I have a nearly seven foot tall pile of neatly folded t-shirts, none of which look particularly good on me at this moment. As their collected value is higher than some small nation's gross domestic income, clearly something has to be done. Of course, the fact that many of these shirts no longer seem exactly age-appropriate weighs on my mind, but none too heavily. I mean, what's the problem with a 54 year old in a skateboard t-shirt? Must I be condemned to a lifetime of Maude-wear?

But I waited a little too long. Oddly, even though I'm not all that comfortable in my skin this season, a whole lot of other people seem to approve of my newly acquired, um, coziness. A young man of my acquaintance, after I'd complained bitterly about my current shape typed: "well, get over it. I like you all broke down". So comforting.

I've noticed my popularity has only grown since I've added the avoirdupois. I may not be lovin' myself right now but a whole slew of guys seem to have a midsummer hankering for silver haired middle aged beef, if a bit run to seed. I'm not complaining.

In just a few weeks time, I'm heading up to the beach, and strangely, just when you'd think I'd be in a panic, I'm actually fine. I'm temporarily essaying that middle aged over-the-hill preppy look, and I must say, Bleeding Madras is my friend. As are seersucker shirts in Lily Pulitzer palettes. I'll still stomp around in a black motorcycle t-shirt or two, just to keep things interesting, but don't be surprised to see me decked out in Orvis, Pendleton or Vineyard Vines.

I seem to have received a new mantra:

Basically, I just don't care.



Blogger Ice John's World said...

What makes you feel comfortable is more important than what other people think about you. Besides, you are the "superdaddy" anyway. You will have lots of fans!

4:22 PM  
Blogger Jeff said...

Good attitude. Attitude's everything, right? There's always next summer to get whipped into shape. No harm in taking a summer off! Sounds like you deserve it after the last 18 mos.

1:50 AM  
Anonymous rangergeek said...

A chubby friend of mine tells me how he hates being objectified just for his extra weight. "They don't care what I'm like, as long as I'm fat." I hadn't known of that subculture before.

9:02 PM  
Anonymous Anonymous said...

Promise us all that you won't even consider pleated khaki Dockers. For the love of all things good and decent, don't.

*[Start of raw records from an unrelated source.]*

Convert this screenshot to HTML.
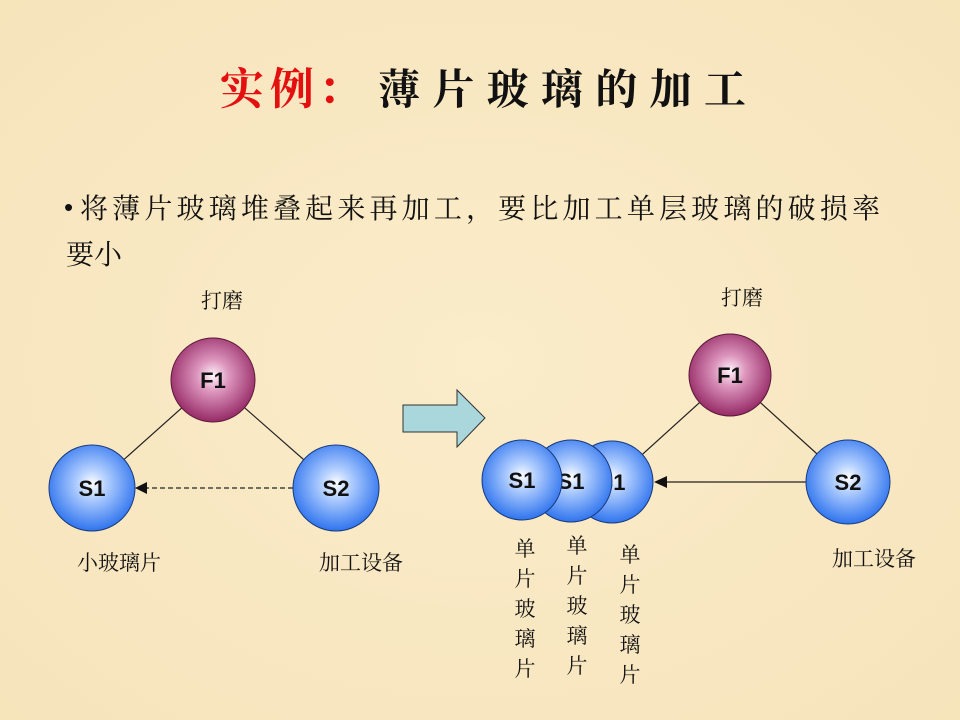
<!DOCTYPE html>
<html><head><meta charset="utf-8"><style>
html,body{margin:0;padding:0}
body{width:960px;height:720px;background:#f9e9c6;overflow:hidden}
svg{display:block}
.s{font-family:"Noto Serif CJK SC",serif}
.c{font-family:"Noto Serif CJK SC","Noto Sans CJK SC",serif}
.n{font-family:"Liberation Sans",sans-serif;font-weight:bold;font-size:22px;fill:#111}
</style></head><body>
<svg width="960" height="720" viewBox="0 0 960 720">
<defs>
<radialGradient id="b" cx="50%" cy="45%" r="55%">
<stop offset="0" stop-color="#ffffff"/><stop offset="0.3" stop-color="#b4d0ff"/><stop offset="1" stop-color="#2f74ee"/>
</radialGradient>
<radialGradient id="p" cx="50%" cy="45%" r="55%">
<stop offset="0" stop-color="#fff4fa"/><stop offset="0.35" stop-color="#dc95bd"/><stop offset="1" stop-color="#962a66"/>
</radialGradient>
<radialGradient id="bg" cx="50%" cy="50%" r="70%">
<stop offset="0" stop-color="#fbecca"/><stop offset="1" stop-color="#f6e4bb"/>
</radialGradient>
</defs>
<rect width="960" height="720" fill="url(#bg)"/>
<g class="s" font-size="44" font-weight="bold" fill="#e41010">
<text x="220" y="104">实</text><text x="270" y="104">例</text><text x="318" y="104">：</text>
</g>
<text x="378" y="104" class="s" font-size="42" font-weight="bold" fill="#111" textLength="368">薄片玻璃的加工</text>
<text x="64" y="216" font-family="Liberation Sans,sans-serif" font-size="26" fill="#111">•</text>
<text x="80" y="218" class="c" font-size="28" fill="#111" textLength="800">将薄片玻璃堆叠起来再加工，要比加工单层玻璃的破损率</text>
<text x="66" y="264" class="c" font-size="28" fill="#111">要小</text>

<line x1="213" y1="380" x2="92" y2="488" stroke="#222" stroke-width="1.2"/>
<line x1="213" y1="380" x2="336" y2="488" stroke="#222" stroke-width="1.2"/>
<line x1="293" y1="488" x2="146" y2="488" stroke="#222" stroke-width="1.3" stroke-dasharray="5,3"/>
<polygon points="135,488 147,482 147,494" fill="#111"/>
<circle cx="213" cy="380" r="42" fill="url(#p)" stroke="#5a1a3a" stroke-width="1"/>
<circle cx="92" cy="488" r="43" fill="url(#b)" stroke="#1a3a7a" stroke-width="1"/>
<circle cx="336" cy="488" r="43" fill="url(#b)" stroke="#1a3a7a" stroke-width="1"/>
<text x="213" y="388" text-anchor="middle" class="n">F1</text>
<text x="92" y="496" text-anchor="middle" class="n">S1</text>
<text x="336" y="496" text-anchor="middle" class="n">S2</text>
<text x="222" y="308" text-anchor="middle" class="c" font-size="21" fill="#111">打磨</text>
<text x="77" y="570" class="c" font-size="21" fill="#111">小玻璃片</text>
<text x="319" y="570" class="c" font-size="21" fill="#111">加工设备</text>

<polygon points="403,405 457,405 457,390 485,418 457,447 457,432 403,432" fill="#a9d7dc" stroke="#333" stroke-width="1"/>

<line x1="730" y1="375" x2="613" y2="481" stroke="#222" stroke-width="1.2"/>
<line x1="730" y1="375" x2="848" y2="482" stroke="#222" stroke-width="1.2"/>
<line x1="806" y1="482" x2="664" y2="482" stroke="#222" stroke-width="1.3"/>
<polygon points="654,482 667,476 667,488" fill="#111"/>
<circle cx="612" cy="482" r="41" fill="url(#b)" stroke="#1a3a7a" stroke-width="1"/>
<text x="612" y="490" text-anchor="middle" class="n">S1</text>
<circle cx="571" cy="481" r="41" fill="url(#b)" stroke="#1a3a7a" stroke-width="1"/>
<text x="571" y="489" text-anchor="middle" class="n">S1</text>
<circle cx="522" cy="480" r="40" fill="url(#b)" stroke="#1a3a7a" stroke-width="1"/>
<text x="522" y="488" text-anchor="middle" class="n">S1</text>
<circle cx="730" cy="375" r="41" fill="url(#p)" stroke="#5a1a3a" stroke-width="1"/>
<text x="730" y="383" text-anchor="middle" class="n">F1</text>
<circle cx="848" cy="482" r="42" fill="url(#b)" stroke="#1a3a7a" stroke-width="1"/>
<text x="848" y="490" text-anchor="middle" class="n">S2</text>
<text x="742" y="305" text-anchor="middle" class="c" font-size="21" fill="#111">打磨</text>
<text x="832" y="566" class="c" font-size="21" fill="#111">加工设备</text>

<g class="c" font-size="21" fill="#111" text-anchor="middle">
<text x="525" y="556">单</text><text x="525" y="586">片</text><text x="525" y="616">玻</text><text x="525" y="646">璃</text><text x="525" y="676">片</text>
<text x="577" y="553">单</text><text x="577" y="583">片</text><text x="577" y="613">玻</text><text x="577" y="643">璃</text><text x="577" y="673">片</text>
<text x="630" y="562">单</text><text x="630" y="592">片</text><text x="630" y="622">玻</text><text x="630" y="652">璃</text><text x="630" y="682">片</text>
</g>
</svg>
</body></html>
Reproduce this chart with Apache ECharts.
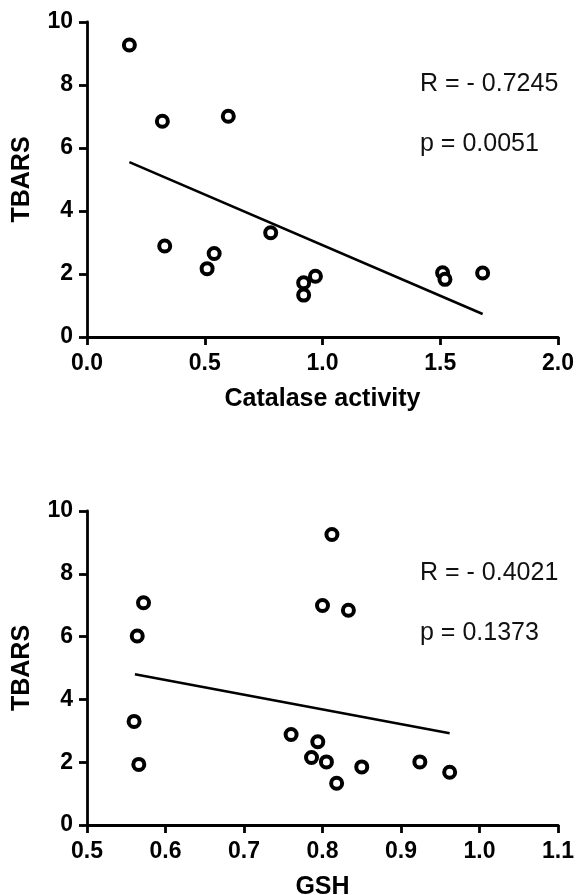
<!DOCTYPE html>
<html>
<head>
<meta charset="utf-8">
<script src="https://cdn.jsdelivr.net/npm/echarts@6/dist/echarts.min.js"></script>
<style>
  html, body { margin: 0; padding: 0; background: #fff; }
  #main { width: 576px; height: 895px; }
</style>
</head>
<body>
<div id="main"></div>
<script>
// top panel: catalase activity vs TBARS
var catalaseX = [0.18, 0.32, 0.60, 0.33, 0.54, 0.51, 0.78, 0.92, 0.92, 0.97, 1.51, 1.52, 1.68];
var catalaseY = [9.27, 6.85, 7.01, 2.89, 2.65, 2.17, 3.31, 1.72, 1.33, 1.93, 2.04, 1.83, 2.03];
var catalaseFitX = [0.18, 1.68];
var catalaseFitY = [5.55, 0.73];

// bottom panel: GSH vs TBARS
var gshX = [0.812, 0.800, 0.833, 0.572, 0.564, 0.560, 0.566, 0.760, 0.794, 0.786, 0.805, 0.818, 0.850, 0.924, 0.962];
var gshY = [9.25, 6.99, 6.84, 7.08, 6.02, 3.30, 1.93, 2.88, 2.65, 2.15, 2.01, 1.33, 1.85, 2.01, 1.68];
var gshFitX = [0.561, 0.962];
var gshFitY = [4.80, 2.92];

var statsTop = ['R = - 0.7245', 'p = 0.0051'];
var statsBottom = ['R = - 0.4021', 'p = 0.1373'];

function pairs(xs, ys) {
  var out = [];
  for (var i = 0; i < xs.length; i++) out.push([xs[i], ys[i]]);
  return out;
}

var font = 'Liberation Sans, Arial, sans-serif';

function xAxisFor(idx, min, max, interval, name) {
  return {
    type: 'value', gridIndex: idx, min: min, max: max, interval: interval,
    name: name, nameLocation: 'middle', nameGap: 50,
    nameTextStyle: { color: '#000', fontFamily: font, fontWeight: 'bold', fontSize: 25 },
    axisLine: { show: true, lineStyle: { color: '#000', width: 2.8 } },
    axisTick: { show: true, length: 8, lineStyle: { color: '#000', width: 2.8 } },
    axisLabel: {
      color: '#000', fontFamily: font, fontWeight: 'bold', fontSize: 23, margin: 15,
      formatter: function (v) { return v.toFixed(1); }
    },
    splitLine: { show: false }
  };
}

function yAxisFor(idx) {
  return {
    type: 'value', gridIndex: idx, min: 0, max: 10, interval: 2,
    name: 'TBARS', nameLocation: 'middle', nameGap: 52,
    nameTextStyle: { color: '#000', fontFamily: font, fontWeight: 'bold', fontSize: 25 },
    axisLine: { show: true, lineStyle: { color: '#000', width: 2.8 } },
    axisTick: { show: true, length: 8, lineStyle: { color: '#000', width: 2.8 } },
    axisLabel: { color: '#000', fontFamily: font, fontWeight: 'bold', fontSize: 23, margin: 14 },
    splitLine: { show: false }
  };
}

function dots(idx, xs, ys) {
  return {
    type: 'scatter', xAxisIndex: idx, yAxisIndex: idx,
    data: pairs(xs, ys), symbol: 'circle', symbolSize: 11,
    itemStyle: { color: '#fff', borderColor: '#000', borderWidth: 4, opacity: 1 },
    z: 3
  };
}

function fit(idx, xs, ys) {
  return {
    type: 'line', xAxisIndex: idx, yAxisIndex: idx,
    data: pairs(xs, ys), symbol: 'none',
    lineStyle: { color: '#000', width: 2.6 },
    z: 2
  };
}

function statText(lines, top) {
  return lines.map(function (t, i) {
    return {
      type: 'text', left: 420, top: top + i * 60,
      style: { text: t, fill: '#111', font: '25px ' + font }
    };
  });
}

var myChart = echarts.init(document.getElementById('main'), null, { renderer: 'canvas' });

var option = {
  backgroundColor: '#fff',
  animation: false,
  grid: [
    { left: 87, top: 22, width: 471, height: 315, outerBoundsMode: 'none' },
    { left: 87, top: 511, width: 471, height: 314, outerBoundsMode: 'none' }
  ],
  xAxis: [
    xAxisFor(0, 0, 2, 0.5, 'Catalase activity'),
    xAxisFor(1, 0.5, 1.1, 0.1, 'GSH')
  ],
  yAxis: [yAxisFor(0), yAxisFor(1)],
  series: [
    fit(0, catalaseFitX, catalaseFitY),
    dots(0, catalaseX, catalaseY),
    fit(1, gshFitX, gshFitY),
    dots(1, gshX, gshY)
  ],
  graphic: statText(statsTop, 72).concat(statText(statsBottom, 561))
};

myChart.setOption(option);
</script>
</body>
</html>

I like your new mantra. But then, after hitting 50, I figure we get to make our own rules about practically every aspect of our queer lives, since there's so damned few of us.

6:24 AM  
Blogger Will said...

According to the latest Advocate, the older, silver-haired man is the new sexual icon. They say nothing about weight, but I don't see many of my overweight but still hot friends complaining about not getting laid.

In terms of you personally, I'm not surprised at all that guys are attracted.

8:20 AM  
Anonymous Anonymous said...

Mate, with a face like that, who cares what the rest of you looks like? :)
The thing is to be healthy, happy, and look after yourself. Right? (Says the guy who goes to the gym 4x a week. I know. meh)
Anyway, come visit us in Sydney and bring those T-shirts. Guys dress differently...not as conservatively has they do in the U.S.

12:30 PM  
Blogger circleinasquare said...

You've never looked better; different,
but not better.

11:08 PM  
Blogger Homer said...

Umm, Mark, you are a very hot man...

2:14 PM  
Blogger Father Tony of the Farmboyz said...

I have a comparable stack of t shirts. There really should be a museum...

Let me put the coldest light possible on the physical you: yup. You still look good. Still doable. Still hot.

This issue merits so much more discussion: age-appropriate clothing. The benefits of clothing over total nudity in common congress. Self-confidence as an attractant. The new fetishizing of the silver-haired daddy. How we deal with fat, or how we deal with the inevitable droop of our assets. These things occupy a good amount of my thoughts. I am afraid to stop going to the gym. Afraid that if I do stop going, I'll be put on a burning raft and ritually shoved off into some sort of gay sunset.